The problem:
Lines containing the string "this" are to be counted; report the total by itself.

Data entries:
+++++

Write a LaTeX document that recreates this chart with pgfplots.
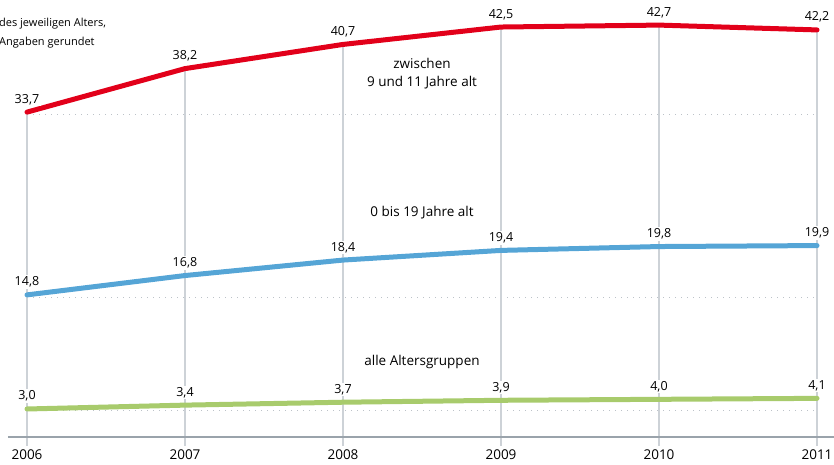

+++++

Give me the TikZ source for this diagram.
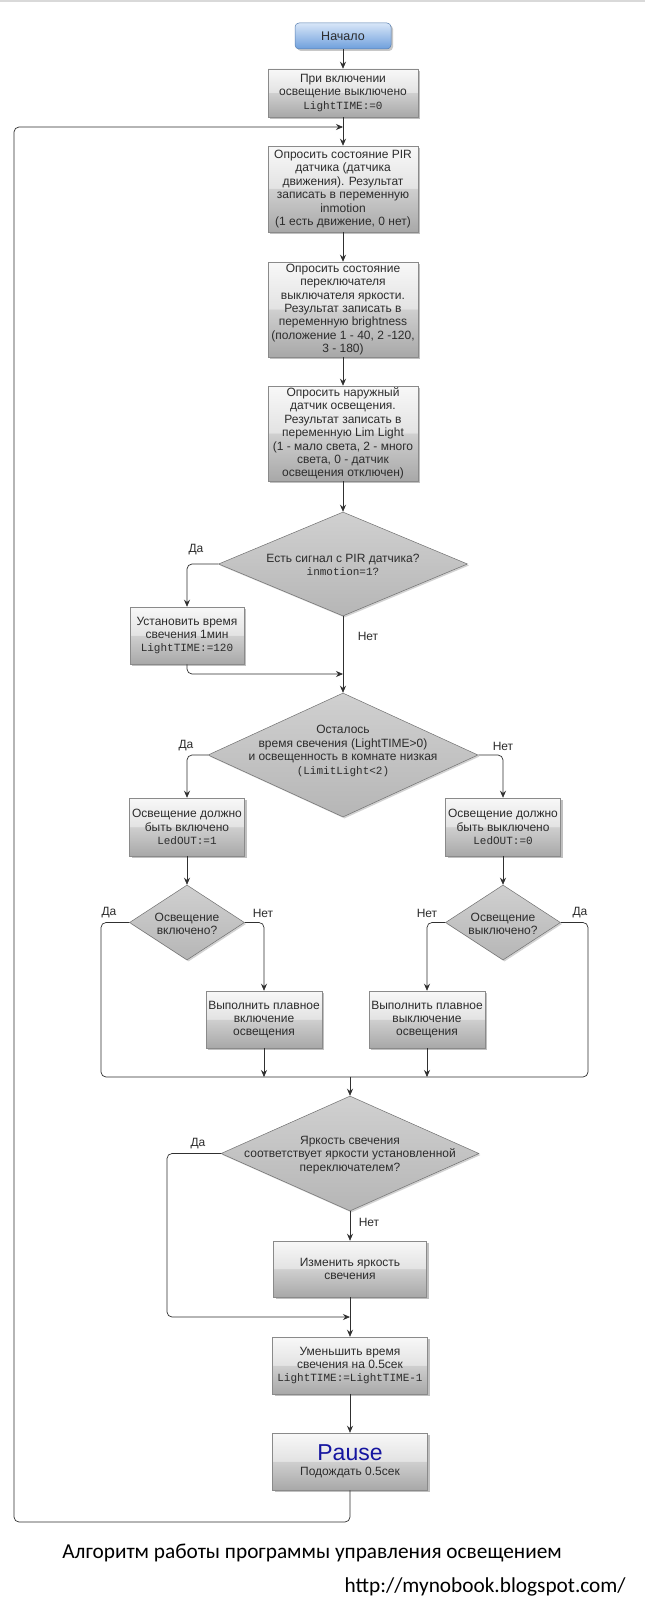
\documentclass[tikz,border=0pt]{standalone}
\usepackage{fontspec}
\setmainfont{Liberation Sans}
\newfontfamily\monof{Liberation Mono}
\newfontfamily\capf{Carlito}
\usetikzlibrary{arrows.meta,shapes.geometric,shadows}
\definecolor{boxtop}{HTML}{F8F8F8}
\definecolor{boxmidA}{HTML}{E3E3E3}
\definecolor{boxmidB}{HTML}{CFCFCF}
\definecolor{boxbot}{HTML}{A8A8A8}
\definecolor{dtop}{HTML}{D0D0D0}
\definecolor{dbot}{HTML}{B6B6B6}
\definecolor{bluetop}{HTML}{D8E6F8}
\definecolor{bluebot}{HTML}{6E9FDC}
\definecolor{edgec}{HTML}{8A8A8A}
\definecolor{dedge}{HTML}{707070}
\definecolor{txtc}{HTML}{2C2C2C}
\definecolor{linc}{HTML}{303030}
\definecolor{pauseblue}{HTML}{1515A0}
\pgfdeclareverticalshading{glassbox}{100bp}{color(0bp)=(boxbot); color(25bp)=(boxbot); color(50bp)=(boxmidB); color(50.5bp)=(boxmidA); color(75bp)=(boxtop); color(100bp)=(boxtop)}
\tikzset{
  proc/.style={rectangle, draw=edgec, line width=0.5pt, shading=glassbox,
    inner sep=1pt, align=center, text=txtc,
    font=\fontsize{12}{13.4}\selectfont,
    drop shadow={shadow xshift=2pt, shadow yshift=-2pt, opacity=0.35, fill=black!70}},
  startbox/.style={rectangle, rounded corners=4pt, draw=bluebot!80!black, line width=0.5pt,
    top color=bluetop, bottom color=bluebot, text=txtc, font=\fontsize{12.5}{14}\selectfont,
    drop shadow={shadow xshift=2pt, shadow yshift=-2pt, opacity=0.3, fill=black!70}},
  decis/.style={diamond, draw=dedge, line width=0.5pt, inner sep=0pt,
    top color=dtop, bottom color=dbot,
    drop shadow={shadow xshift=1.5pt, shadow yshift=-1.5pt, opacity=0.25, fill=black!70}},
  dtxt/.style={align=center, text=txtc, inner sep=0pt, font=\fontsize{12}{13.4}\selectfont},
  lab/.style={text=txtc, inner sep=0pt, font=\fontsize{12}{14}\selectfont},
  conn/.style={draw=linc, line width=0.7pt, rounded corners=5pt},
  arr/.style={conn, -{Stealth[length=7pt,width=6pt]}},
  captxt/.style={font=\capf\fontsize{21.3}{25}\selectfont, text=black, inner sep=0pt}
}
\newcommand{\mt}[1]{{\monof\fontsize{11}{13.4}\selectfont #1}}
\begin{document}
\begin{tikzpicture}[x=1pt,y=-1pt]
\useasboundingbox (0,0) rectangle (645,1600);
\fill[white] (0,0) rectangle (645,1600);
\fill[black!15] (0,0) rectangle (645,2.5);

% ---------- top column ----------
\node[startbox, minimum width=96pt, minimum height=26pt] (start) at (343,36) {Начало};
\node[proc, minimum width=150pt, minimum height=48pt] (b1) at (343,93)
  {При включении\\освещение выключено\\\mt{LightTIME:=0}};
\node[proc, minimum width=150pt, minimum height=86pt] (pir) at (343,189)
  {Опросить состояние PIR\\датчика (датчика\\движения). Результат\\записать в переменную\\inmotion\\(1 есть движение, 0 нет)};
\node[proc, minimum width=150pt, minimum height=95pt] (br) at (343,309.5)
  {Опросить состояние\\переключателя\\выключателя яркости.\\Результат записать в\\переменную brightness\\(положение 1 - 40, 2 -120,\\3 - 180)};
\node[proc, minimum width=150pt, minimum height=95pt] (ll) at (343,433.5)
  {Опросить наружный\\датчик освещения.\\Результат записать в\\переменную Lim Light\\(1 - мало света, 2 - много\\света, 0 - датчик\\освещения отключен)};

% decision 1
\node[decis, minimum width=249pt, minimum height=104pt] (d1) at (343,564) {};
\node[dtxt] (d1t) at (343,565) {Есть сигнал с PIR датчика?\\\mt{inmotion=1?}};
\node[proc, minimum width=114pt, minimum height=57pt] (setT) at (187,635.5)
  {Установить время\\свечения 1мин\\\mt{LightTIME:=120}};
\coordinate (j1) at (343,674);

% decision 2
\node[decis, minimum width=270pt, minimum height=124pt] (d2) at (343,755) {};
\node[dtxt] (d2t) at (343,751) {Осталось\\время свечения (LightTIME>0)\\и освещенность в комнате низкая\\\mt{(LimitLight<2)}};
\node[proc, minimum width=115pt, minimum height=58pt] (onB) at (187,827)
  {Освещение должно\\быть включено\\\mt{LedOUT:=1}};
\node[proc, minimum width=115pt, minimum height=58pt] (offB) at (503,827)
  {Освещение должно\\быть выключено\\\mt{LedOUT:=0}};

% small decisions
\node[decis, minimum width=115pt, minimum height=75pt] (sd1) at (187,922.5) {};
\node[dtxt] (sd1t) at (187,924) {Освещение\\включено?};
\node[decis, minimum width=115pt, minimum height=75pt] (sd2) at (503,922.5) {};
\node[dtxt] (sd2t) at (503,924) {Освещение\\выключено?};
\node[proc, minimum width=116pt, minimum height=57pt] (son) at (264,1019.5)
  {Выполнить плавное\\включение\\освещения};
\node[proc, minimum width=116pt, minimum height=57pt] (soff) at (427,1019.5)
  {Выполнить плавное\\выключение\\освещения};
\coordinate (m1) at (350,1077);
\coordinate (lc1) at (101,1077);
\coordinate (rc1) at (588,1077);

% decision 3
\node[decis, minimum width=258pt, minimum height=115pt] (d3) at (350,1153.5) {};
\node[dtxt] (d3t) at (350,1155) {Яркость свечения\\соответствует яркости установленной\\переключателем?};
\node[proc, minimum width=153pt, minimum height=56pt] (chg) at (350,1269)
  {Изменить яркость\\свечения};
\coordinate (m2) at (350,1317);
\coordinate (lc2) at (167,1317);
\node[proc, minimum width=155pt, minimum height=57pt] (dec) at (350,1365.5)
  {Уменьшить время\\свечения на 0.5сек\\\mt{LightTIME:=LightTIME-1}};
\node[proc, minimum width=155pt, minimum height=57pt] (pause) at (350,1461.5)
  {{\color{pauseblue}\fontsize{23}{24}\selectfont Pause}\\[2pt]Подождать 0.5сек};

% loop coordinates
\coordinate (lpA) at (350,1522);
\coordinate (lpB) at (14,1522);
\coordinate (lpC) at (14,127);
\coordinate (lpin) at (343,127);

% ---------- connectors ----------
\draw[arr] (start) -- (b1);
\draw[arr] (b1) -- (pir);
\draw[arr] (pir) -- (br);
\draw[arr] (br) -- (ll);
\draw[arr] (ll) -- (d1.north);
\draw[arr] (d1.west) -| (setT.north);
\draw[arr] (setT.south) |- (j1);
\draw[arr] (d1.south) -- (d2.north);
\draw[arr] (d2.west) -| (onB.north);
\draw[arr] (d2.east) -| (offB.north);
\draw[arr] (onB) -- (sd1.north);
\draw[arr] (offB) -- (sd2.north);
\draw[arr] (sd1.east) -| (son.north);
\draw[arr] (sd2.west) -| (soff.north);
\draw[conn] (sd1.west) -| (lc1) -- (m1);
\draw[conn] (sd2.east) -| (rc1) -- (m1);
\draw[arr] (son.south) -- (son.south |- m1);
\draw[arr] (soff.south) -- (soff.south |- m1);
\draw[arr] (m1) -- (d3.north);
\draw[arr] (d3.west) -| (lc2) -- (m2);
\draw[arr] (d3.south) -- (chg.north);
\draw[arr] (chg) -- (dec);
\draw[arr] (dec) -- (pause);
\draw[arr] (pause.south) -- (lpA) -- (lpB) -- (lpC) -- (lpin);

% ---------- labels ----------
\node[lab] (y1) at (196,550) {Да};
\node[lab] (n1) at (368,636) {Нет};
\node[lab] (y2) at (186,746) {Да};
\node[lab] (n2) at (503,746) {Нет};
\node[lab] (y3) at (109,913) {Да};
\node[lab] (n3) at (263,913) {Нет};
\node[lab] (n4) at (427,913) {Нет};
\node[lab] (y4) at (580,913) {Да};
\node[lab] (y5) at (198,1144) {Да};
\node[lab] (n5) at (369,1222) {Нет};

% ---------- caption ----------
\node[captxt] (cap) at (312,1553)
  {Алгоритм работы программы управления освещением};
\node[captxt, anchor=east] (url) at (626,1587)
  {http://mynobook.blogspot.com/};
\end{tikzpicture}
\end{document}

+++++

Solved exercise:
2